Alignment of LinuxBIOS table structures

Eric W. Biederman ebiederman at lnxi.com
Mon Nov 29 08:06:01 CET 2004


Stefan Reinauer <stepan at openbios.org> writes:

> Hi,
> 
> I got an interesting report today from a customer having problems 
> with building LinuxBIOS and the payload with different compilers
> 
> The problem is that different compilers handle structure alignment
> differently, ie 2.95.x and 3.x have fundamental differences here:

I agree that there is a problem with the definition of this structure.  
Everything in the table remains 32bit aligned so we are clear there.
For 64bit data types the alignment is much less clear, and struct
lb_memory_range is a bit of a problem in that it does not have a 32bit
type as padding.

To see what the problem actually amounts to I walked through my
compiler collection with a simple test to see what sizeof reported
for lb_memory_range, (without adding the packed attribute).

> #include <stdio.h>
> #include "linuxbios_tables.h"
> 
> 
> int main(int argc, char **argv)
> {
> 	printf("sizeof(lb_memory_range): %d\n", sizeof(struct lb_memory_range));
> 	return 0;
> }

On 32bit x86 I tested with:
gcc-2.7.2
gcc-2.95
gcc-3.0
gcc-3.2
gcc-3.3
gcc-3.4

And in each instance the result was 20. 

On 64bit x86 I with I tested with
gcc-3.2
gcc-3.3
gcc-3.4

And the result was 24.

I also managed to test with gcc-3.3 with -m32 and the size was still
20.

So from what I can see with 32bit x86 code we are consistent, and we
do not have compiler version dependencies.   So the bad definition
is consistent.

Moving forward we need to remove this table entry and 
replace it with a table entry that is properly defined.
Utilities like mkelfImage can continue to support the old definition,
but it should be deprecated there.

> Since this is a table that is passed in memory, we do want it to be
> exactly as it is defined, with no extra padding of any kind to make it
> reliable information.

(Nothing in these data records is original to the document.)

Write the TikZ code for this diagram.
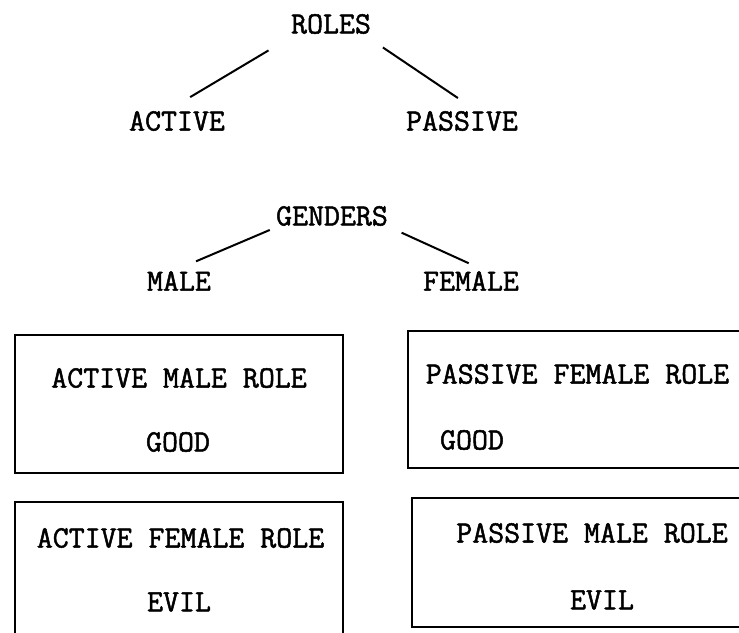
\documentclass[tikz,border=0pt]{standalone}
\usepackage{fontspec}
\newfontfamily\typefont{Latin Modern Mono}[FakeBold=1.6]

\begin{document}
\begin{tikzpicture}[x=1pt,y=-1pt,font=\fontsize{31}{37}\selectfont\typefont,
  lbl/.style={inner sep=0pt},
  branch/.style={line width=2pt},
  rolebox/.style={draw,line width=2pt,inner sep=0pt}]
\clip (0,0) rectangle (739,632);
\node[lbl] (roles) at (331,24) {ROLES};
\node[lbl] (active) at (177,121) {ACTIVE};
\node[lbl] (passive) at (462,121) {PASSIVE};
\draw[branch,shorten <=32pt,shorten >=27pt] ([xshift=-35pt]roles.south) -- ([xshift=-10pt]active.north);
\draw[branch,shorten <=24pt,shorten >=23pt] ([xshift=32pt]roles.south) -- ([xshift=15pt]passive.north);
\node[lbl] (genders) at (332,216) {GENDERS};
\node[lbl] (male) at (179,281) {MALE};
\node[lbl] (female) at (471,281) {FEMALE};
\draw[branch,shorten <=10pt,shorten >=25pt] ([xshift=-53pt]genders.south) -- ([xshift=-6pt]male.north);
\draw[branch,shorten <=16pt,shorten >=19pt] ([xshift=55pt]genders.south) -- ([xshift=15pt]female.north);
\node[rolebox,minimum width=328pt,minimum height=138pt] (amrbox) at (179,404) {};
\node[lbl] (amr) at (179,378) {ACTIVE MALE ROLE};
\node[lbl] (amrgood) at (178,442) {GOOD};
\node[rolebox,minimum width=352pt,minimum height=137pt] (pfrbox) at (584,399.5) {};
\node[lbl] (pfr) at (577.5,374) {PASSIVE FEMALE ROLE};
\node[lbl] (pfrgood) at (472,440) {GOOD};
\node[rolebox,minimum width=328pt,minimum height=138pt] (afrbox) at (179,571) {};
\node[lbl] (afr) at (180.5,538) {ACTIVE FEMALE ROLE};
\node[lbl] (afrevil) at (179,602) {EVIL};
\node[rolebox,minimum width=348pt,minimum height=129pt] (pmrbox) at (586,562.5) {};
\node[lbl] (pmr) at (592,533) {PASSIVE MALE ROLE};
\node[lbl] (pmrevil) at (602,600) {EVIL};
\end{tikzpicture}
\end{document}
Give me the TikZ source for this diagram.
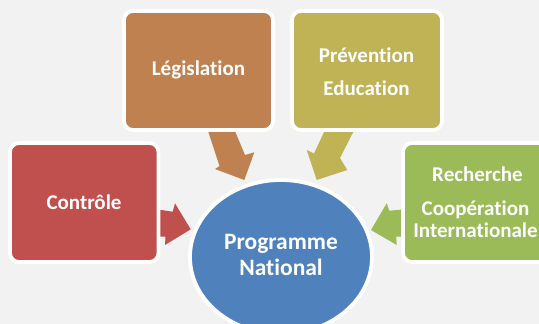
\documentclass[tikz,border=0pt]{standalone}
\usepackage{fontspec}
\setmainfont[Ligatures=NoCommon]{Carlito}
\usetikzlibrary{shapes.geometric}
\definecolor{bg}{RGB}{242,242,242}
\definecolor{cred}{RGB}{192,80,77}
\definecolor{corange}{RGB}{192,129,80}
\definecolor{colive}{RGB}{191,179,86}
\definecolor{cgreen}{RGB}{155,187,89}
\definecolor{cblue}{RGB}{79,129,189}
\begin{document}
\begin{tikzpicture}[x=1pt,y=-1pt,
  box/.style={draw=white,line width=3.8pt,rounded corners=9pt},
  lbl/.style={text=white,inner sep=0pt,font=\bfseries\fontsize{21}{26}\selectfont,align=center}]
\useasboundingbox (0,0) rectangle (539,324);
\clip (0,0) rectangle (539,324);
\fill[bg] (0,0) rectangle (539,324);
% arrows
\fill[cred] (158,209.5) -- (172.7,211.7) -- (175,203.3) -- (190.7,229.3) -- (165,245) -- (165.5,236.7) -- (158,236.7) -- cycle;
\fill[cgreen] (403,209.5) -- (389.3,210.7) -- (386.7,203.3) -- (371,230) -- (396.7,245) -- (396.2,236.7) -- (403,236.7) -- cycle;
\fill[corange] (207.7,130) -- (234.5,130) -- (245,155) -- (254.3,152.3) -- (244.3,180) -- (215,169) -- (219.5,166) -- cycle;
\fill[colive] (325,130) -- (354.3,130) -- (340,158) -- (347.3,170) -- (316.7,180) -- (306.7,150) -- (314,153.5) -- cycle;
% boxes
\filldraw[box,fill=cred] (10,143) rectangle (158.5,262);
\filldraw[box,fill=corange] (124,11) rectangle (273,130);
\filldraw[box,fill=colive] (292,11) rectangle (442,130);
\filldraw[box,fill=cgreen] (403,143) rectangle (560,262);
% ellipse
\filldraw[draw=white,line width=3.8pt,fill=cblue] (281,257) ellipse [x radius=91,y radius=77];
% labels
\node[lbl] (ctrl) at (84,202) {Contrôle};
\node[lbl] (leg) at (198.5,70) {Législation};
\node[lbl,font=\bfseries\fontsize{21}{33}\selectfont] (prev) at (366.5,71.5) {Prévention\\Education};
\node[lbl] (rech) at (477.5,174) {Recherche};
\node[lbl,font=\bfseries\fontsize{21}{22}\selectfont] (coop) at (475.5,219) {Coopération\\Internationale};
\node[lbl,font=\bfseries\fontsize{23.5}{26}\selectfont] (prog) at (281,255) {Programme\\National};
\end{tikzpicture}
\end{document}
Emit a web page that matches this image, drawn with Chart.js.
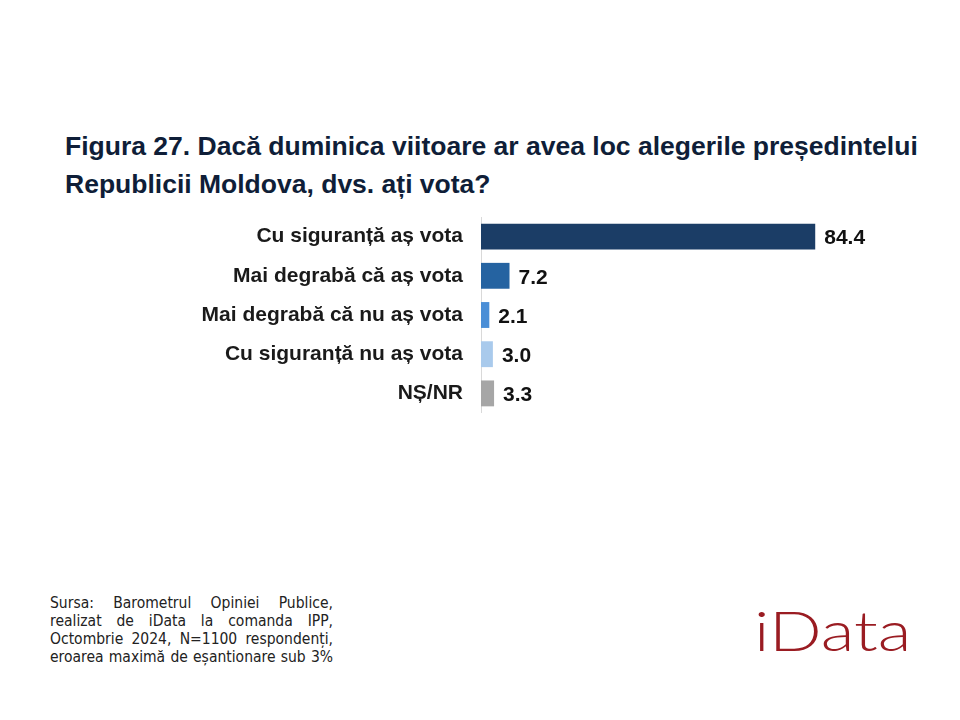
<!DOCTYPE html>
<html>
<head>
<meta charset="utf-8">
<script src="https://cdn.jsdelivr.net/npm/chart.js@4"></script>
<style>
  body { margin:0; background:#fff; width:960px; height:720px; position:relative; overflow:hidden; font-family:"Liberation Sans", Arial, sans-serif; }
  .title { position:absolute; left:65px; top:127px; width:890px; font-size:26.5px; font-weight:bold; line-height:38px; color:#0f1e38; white-space:nowrap; }
  #myChart { position:absolute; left:0; top:217px; }
  .src { position:absolute; left:50px; top:594px; width:283px; font-family:"Liberation Sans Narrow", "Arial Narrow", "DejaVu Sans Condensed", sans-serif; font-size:15.5px; line-height:18px; color:#222; }
  .src div { text-align:justify; text-align-last:justify; white-space:nowrap; }
  .logo { position:absolute; left:754px; top:596px; font-family:Lato, sans-serif; font-weight:300; font-size:56px; color:#9a1c22; transform:scaleX(1.24); transform-origin:left top; }
</style>
</head>
<body>
<div class="title">Figura 27. Dacă duminica viitoare ar avea loc alegerile președintelui<br>Republicii Moldova, dvs. ați vota?</div>
<canvas id="myChart" width="960" height="196"></canvas>
<div class="src">
  <div>Sursa: Barometrul Opiniei Publice,</div>
  <div>realizat de iData la comanda IPP,</div>
  <div>Octombrie 2024, N=1100 respondenți,</div>
  <div>eroarea maximă de eșantionare sub 3%</div>
</div>
<div class="logo">iData</div>
<script>
let labels = ["Cu siguranță aș vota", "Mai degrabă că aș vota", "Mai degrabă că nu aș vota", "Cu siguranță nu aș vota", "NȘ/NR"];
let values = [84.4, 7.2, 2.1, 3.0, 3.3];
let barColors = ["#1b3d66", "#2563a1", "#4a8ed6", "#a9caec", "#a6a6a6"];

// value labels at the end of each bar
let valueLabels = {
  id: "valueLabels",
  afterDatasetsDraw(chart) {
    let ctx = chart.ctx;
    let meta = chart.getDatasetMeta(0);
    ctx.save();
    ctx.font = "bold 21px 'Liberation Sans', Arial, sans-serif";
    ctx.fillStyle = "#111";
    ctx.textBaseline = "middle";
    ctx.textAlign = "left";
    meta.data.forEach((bar, i) => {
      ctx.fillText(values[i].toFixed(1), bar.x + 9, bar.y + 2);
    });
    ctx.restore();
  }
};

new Chart("myChart", {
  type: "bar",
  data: {
    labels: labels,
    datasets: [{
      data: values,
      backgroundColor: barColors,
      barPercentage: 0.66,
      categoryPercentage: 1
    }]
  },
  options: {
    indexAxis: "y",
    responsive: false,
    animation: false,
    layout: { padding: { left: 0, right: 83, top: 0, bottom: 0 } },
    plugins: { legend: { display: false }, tooltip: { enabled: false } },
    scales: {
      x: { display: false, min: 0, max: 100 },
      y: {
        afterFit(scale) {
          scale.width = 481;
          scale.paddingTop = 0;
          scale.paddingBottom = 0;
        },
        grid: { display: false, drawTicks: false },
        border: { display: true, color: "#d9d9d9", width: 1 },
        ticks: {
          padding: 18,
          color: "#1a1a1a",
          font: { family: "'Liberation Sans', Arial, sans-serif", size: 21, weight: "bold" }
        }
      }
    }
  },
  plugins: [valueLabels]
});
</script>
</body>
</html>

So I consider adding __attribute__ ((packed))
> a good solution for the problem.

It is a good pragmatic solution, but actually needing __attribute__ ((packed))
is an issue.  As Ron has pointed out, not all compilers support it.
And having a definition that varies between 32bit and 64bit is a
problem anyway.

> If I get no good reasons against adding this, I will check it in
> later


What I want to do is add a replacement for struct lb_memory_range that
looks like:

struct lb_memory_range2 {
	uint64_t start;
	uint64_t size;
	uint32_t type;
#define LB_MEM_RAM       1	/* Memory anyone can use */
#define LB_MEM_RESERVED  2	/* Don't use this memory region */
#define LB_MEM_TABLE     16	/* Ram configuration tables are kept in */
	uint32_t reserved;	
};

At the same time I need to define an LB_TAB_ALIGN that I can insert
when data is only 32bit aligned and I need 64bit or better alignment
in the table.  64bit alignment is unlikely to cost much at this
point but better safe than sorry :)  And it preserves the property
that the data in the table can just be used.